→ Input records:

┄┄┄┄┄┄┄┄┄┄┄┄┄┄┄┄┄┄┄┄

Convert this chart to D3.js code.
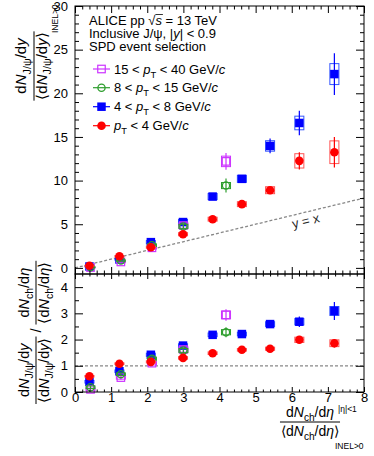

┄┄┄┄┄┄┄┄┄┄┄┄┄┄┄┄┄┄┄┄

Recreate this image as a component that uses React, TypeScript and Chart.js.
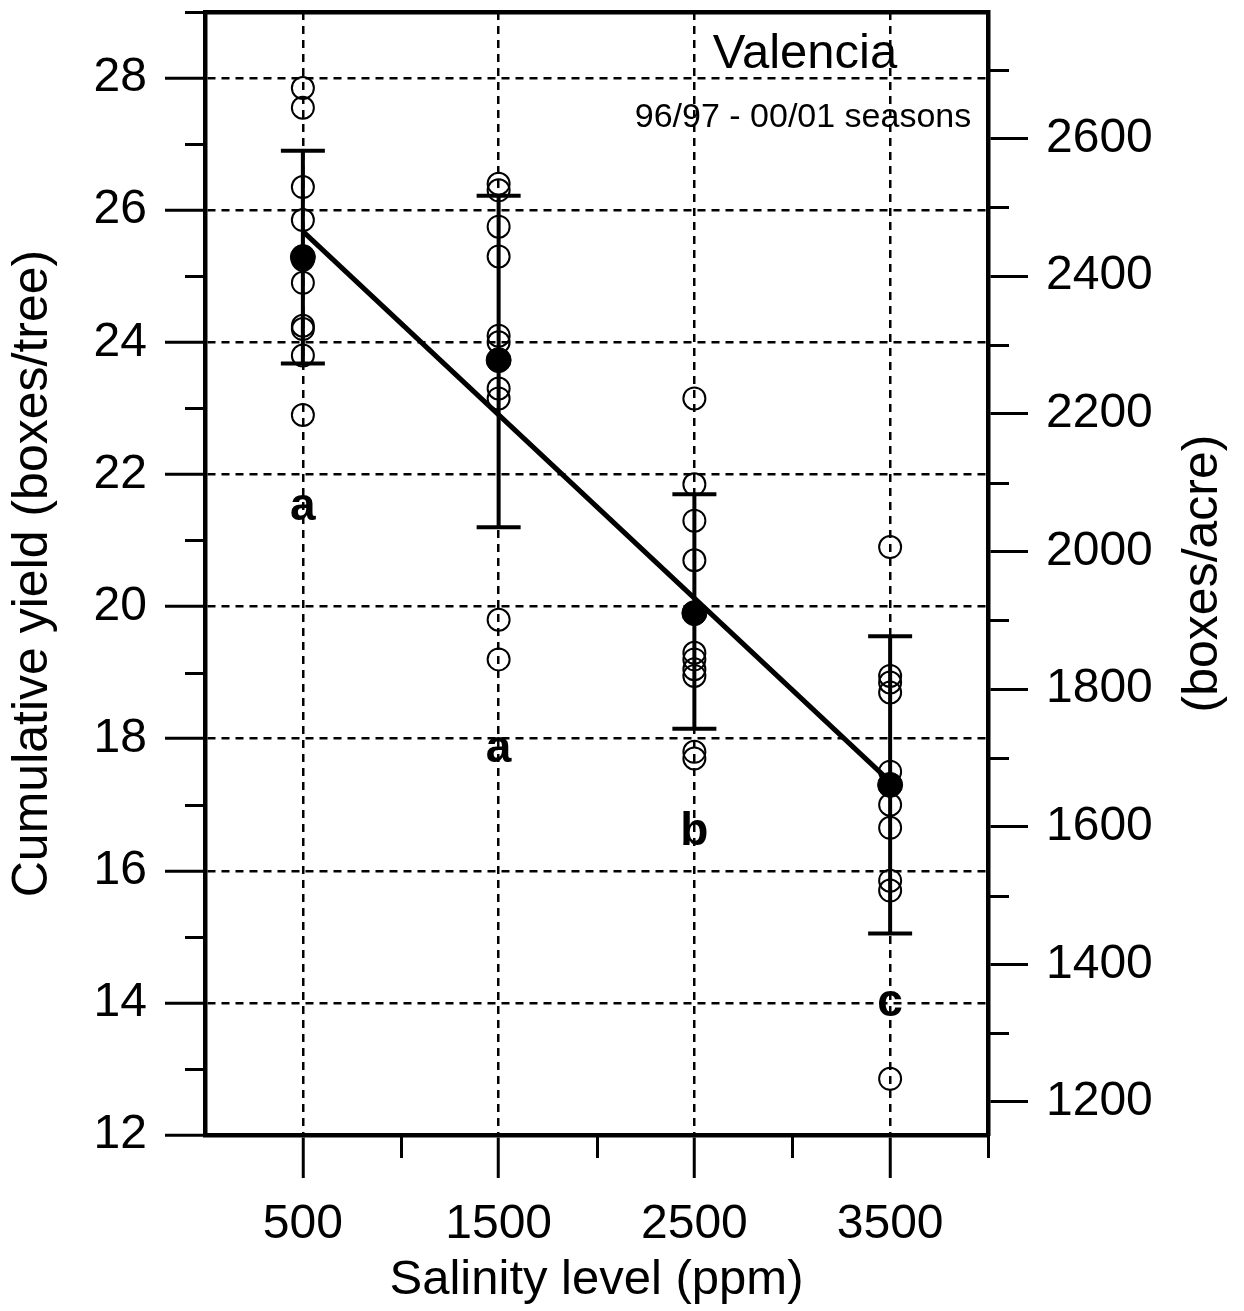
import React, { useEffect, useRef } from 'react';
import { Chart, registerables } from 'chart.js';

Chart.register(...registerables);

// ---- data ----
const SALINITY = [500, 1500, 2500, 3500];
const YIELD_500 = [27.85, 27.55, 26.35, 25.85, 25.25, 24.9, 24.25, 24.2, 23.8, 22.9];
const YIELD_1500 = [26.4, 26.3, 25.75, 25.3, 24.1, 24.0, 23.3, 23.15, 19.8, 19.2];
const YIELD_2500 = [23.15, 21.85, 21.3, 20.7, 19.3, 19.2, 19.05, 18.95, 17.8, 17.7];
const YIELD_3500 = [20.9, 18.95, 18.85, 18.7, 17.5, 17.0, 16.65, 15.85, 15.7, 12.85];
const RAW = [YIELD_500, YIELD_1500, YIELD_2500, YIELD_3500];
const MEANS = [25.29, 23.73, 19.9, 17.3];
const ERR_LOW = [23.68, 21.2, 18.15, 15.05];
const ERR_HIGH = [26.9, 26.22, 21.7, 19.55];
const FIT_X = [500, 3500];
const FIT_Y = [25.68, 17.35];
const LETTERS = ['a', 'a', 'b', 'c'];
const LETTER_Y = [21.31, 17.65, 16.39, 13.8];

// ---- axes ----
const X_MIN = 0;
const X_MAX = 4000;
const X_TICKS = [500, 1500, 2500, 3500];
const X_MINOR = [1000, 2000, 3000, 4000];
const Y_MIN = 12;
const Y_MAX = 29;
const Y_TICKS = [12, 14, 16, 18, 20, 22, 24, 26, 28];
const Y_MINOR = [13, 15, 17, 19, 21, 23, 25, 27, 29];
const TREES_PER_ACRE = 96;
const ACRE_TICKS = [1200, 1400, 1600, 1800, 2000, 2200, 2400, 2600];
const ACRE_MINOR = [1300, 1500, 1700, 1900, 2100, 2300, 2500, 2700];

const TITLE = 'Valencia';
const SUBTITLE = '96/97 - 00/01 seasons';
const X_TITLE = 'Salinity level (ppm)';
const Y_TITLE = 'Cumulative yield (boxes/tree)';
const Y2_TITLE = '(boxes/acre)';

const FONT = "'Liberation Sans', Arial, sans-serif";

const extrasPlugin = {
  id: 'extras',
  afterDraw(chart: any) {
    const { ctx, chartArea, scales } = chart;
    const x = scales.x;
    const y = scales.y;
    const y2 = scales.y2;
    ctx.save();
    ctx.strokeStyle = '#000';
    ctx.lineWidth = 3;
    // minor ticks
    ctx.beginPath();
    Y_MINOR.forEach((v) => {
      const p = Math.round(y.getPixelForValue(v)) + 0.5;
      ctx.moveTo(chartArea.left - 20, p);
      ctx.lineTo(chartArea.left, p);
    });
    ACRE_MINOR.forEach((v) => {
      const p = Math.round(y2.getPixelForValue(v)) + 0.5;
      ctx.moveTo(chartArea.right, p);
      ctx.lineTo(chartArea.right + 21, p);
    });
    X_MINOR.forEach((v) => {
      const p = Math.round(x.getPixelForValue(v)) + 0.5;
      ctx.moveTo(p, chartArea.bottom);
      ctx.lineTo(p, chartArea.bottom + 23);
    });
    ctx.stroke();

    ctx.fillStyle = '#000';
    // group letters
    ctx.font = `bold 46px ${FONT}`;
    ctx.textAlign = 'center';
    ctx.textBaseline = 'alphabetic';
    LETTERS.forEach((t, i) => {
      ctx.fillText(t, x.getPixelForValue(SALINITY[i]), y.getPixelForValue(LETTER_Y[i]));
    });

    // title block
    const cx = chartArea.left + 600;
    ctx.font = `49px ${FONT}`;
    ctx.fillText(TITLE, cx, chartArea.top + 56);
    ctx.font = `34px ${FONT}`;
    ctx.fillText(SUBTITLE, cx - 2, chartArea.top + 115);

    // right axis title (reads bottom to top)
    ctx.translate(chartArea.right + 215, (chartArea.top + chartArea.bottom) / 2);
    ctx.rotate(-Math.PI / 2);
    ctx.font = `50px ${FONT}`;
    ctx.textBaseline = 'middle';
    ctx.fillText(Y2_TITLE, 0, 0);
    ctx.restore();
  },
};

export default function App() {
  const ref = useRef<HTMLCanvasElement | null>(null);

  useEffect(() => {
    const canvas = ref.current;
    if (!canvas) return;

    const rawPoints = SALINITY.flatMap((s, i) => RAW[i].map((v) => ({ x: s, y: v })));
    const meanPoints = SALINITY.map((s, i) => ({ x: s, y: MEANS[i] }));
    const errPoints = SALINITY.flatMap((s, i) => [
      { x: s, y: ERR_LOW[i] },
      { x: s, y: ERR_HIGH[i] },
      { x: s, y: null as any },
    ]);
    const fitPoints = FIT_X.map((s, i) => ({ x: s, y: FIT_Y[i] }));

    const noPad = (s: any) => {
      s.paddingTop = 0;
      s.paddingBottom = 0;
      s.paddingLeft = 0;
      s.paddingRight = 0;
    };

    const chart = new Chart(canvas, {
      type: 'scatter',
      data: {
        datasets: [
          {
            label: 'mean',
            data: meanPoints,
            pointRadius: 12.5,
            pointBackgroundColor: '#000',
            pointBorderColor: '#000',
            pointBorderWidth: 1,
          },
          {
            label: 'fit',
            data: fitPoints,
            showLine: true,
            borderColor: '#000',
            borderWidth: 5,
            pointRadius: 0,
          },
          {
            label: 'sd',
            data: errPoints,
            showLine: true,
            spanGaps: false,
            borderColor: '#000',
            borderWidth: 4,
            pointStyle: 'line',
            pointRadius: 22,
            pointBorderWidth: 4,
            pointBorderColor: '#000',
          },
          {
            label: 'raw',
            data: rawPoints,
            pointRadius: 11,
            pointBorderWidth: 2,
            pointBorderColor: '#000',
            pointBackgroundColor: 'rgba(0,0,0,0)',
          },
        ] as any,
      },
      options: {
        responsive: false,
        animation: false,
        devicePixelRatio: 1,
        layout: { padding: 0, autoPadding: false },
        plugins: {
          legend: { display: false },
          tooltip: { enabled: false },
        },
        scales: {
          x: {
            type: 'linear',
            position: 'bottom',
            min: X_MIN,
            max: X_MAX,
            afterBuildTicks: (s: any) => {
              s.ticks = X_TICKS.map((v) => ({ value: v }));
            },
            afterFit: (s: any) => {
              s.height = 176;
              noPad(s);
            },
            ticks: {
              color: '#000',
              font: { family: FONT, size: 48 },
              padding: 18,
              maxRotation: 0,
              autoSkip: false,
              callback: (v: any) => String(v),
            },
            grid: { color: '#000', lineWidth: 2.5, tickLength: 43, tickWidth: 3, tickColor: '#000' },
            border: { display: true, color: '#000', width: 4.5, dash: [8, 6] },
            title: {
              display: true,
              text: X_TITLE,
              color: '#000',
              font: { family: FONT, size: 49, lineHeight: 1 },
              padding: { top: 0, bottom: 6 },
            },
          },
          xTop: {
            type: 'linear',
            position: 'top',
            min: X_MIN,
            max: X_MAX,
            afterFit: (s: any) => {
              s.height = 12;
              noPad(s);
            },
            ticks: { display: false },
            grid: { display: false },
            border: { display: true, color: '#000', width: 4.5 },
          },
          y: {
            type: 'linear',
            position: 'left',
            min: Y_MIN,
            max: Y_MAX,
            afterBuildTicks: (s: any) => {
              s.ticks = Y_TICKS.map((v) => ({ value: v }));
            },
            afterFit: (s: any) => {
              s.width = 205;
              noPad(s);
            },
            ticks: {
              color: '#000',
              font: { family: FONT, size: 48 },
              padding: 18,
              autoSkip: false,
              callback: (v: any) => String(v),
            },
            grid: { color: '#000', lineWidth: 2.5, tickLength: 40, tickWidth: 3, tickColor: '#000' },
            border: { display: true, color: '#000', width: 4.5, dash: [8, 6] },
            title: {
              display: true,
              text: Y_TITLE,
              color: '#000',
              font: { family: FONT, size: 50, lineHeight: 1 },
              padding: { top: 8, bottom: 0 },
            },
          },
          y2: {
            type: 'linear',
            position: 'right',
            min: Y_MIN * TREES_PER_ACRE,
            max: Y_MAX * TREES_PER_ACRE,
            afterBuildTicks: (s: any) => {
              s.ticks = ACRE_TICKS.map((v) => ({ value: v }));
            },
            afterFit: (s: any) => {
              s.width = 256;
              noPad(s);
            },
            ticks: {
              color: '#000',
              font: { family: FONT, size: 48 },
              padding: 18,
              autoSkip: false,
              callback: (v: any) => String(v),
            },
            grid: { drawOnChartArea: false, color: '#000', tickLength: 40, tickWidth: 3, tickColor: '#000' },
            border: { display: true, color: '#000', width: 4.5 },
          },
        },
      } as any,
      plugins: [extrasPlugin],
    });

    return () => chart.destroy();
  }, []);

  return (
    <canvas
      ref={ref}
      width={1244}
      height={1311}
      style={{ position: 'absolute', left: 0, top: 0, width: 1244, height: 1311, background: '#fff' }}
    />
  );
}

┄┄┄┄┄┄┄┄┄┄┄┄┄┄┄┄┄┄┄┄

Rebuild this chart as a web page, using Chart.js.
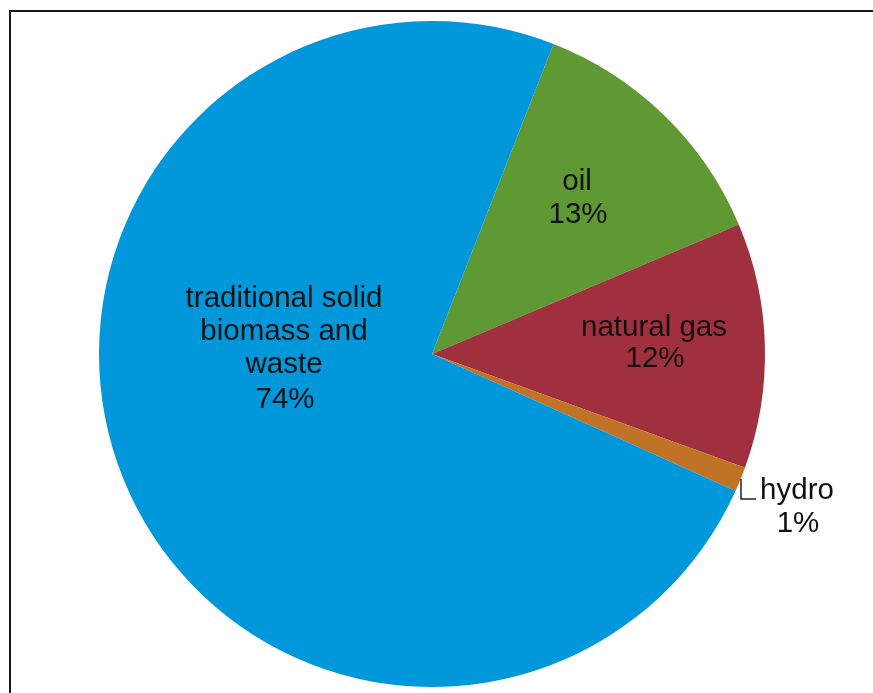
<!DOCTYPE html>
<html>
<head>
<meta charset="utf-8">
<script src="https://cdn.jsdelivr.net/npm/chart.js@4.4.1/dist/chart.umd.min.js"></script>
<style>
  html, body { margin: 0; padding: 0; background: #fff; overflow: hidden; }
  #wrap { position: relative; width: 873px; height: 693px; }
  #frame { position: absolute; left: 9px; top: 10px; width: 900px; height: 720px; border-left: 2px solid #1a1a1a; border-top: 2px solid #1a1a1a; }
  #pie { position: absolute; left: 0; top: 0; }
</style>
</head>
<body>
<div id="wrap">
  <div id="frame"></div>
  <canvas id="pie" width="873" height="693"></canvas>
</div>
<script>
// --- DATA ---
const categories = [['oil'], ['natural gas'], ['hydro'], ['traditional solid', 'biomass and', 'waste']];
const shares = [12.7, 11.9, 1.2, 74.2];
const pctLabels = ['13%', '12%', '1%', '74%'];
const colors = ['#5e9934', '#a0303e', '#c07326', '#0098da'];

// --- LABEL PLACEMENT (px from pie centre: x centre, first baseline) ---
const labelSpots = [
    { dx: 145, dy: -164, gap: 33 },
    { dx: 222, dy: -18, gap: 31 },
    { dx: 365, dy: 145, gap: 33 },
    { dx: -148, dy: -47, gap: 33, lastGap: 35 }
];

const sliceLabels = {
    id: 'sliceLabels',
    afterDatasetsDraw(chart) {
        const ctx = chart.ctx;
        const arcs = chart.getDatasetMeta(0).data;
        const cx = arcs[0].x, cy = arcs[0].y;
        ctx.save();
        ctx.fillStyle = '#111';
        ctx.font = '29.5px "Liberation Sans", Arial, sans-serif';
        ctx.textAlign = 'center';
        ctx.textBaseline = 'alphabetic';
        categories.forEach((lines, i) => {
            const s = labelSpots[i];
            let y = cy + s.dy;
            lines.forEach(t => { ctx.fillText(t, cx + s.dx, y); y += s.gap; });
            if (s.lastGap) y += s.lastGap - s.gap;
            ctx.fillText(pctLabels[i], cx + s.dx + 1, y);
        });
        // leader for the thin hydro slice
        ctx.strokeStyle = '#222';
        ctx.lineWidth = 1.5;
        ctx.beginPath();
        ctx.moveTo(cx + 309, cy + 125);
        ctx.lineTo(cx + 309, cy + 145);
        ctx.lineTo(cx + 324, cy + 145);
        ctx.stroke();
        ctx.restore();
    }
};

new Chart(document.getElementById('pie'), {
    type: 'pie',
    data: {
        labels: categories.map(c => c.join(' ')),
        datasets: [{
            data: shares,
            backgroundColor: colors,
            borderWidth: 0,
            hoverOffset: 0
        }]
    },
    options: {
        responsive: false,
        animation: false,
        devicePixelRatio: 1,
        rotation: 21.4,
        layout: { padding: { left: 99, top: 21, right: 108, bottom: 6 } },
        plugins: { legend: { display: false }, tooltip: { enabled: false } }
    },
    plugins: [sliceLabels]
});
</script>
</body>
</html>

┄┄┄┄┄┄┄┄┄┄┄┄┄┄┄┄┄┄┄┄

→ Exercise details: Each line above that includes "this" counts once; state the total and nothing more.

→ Solution to the problem: 3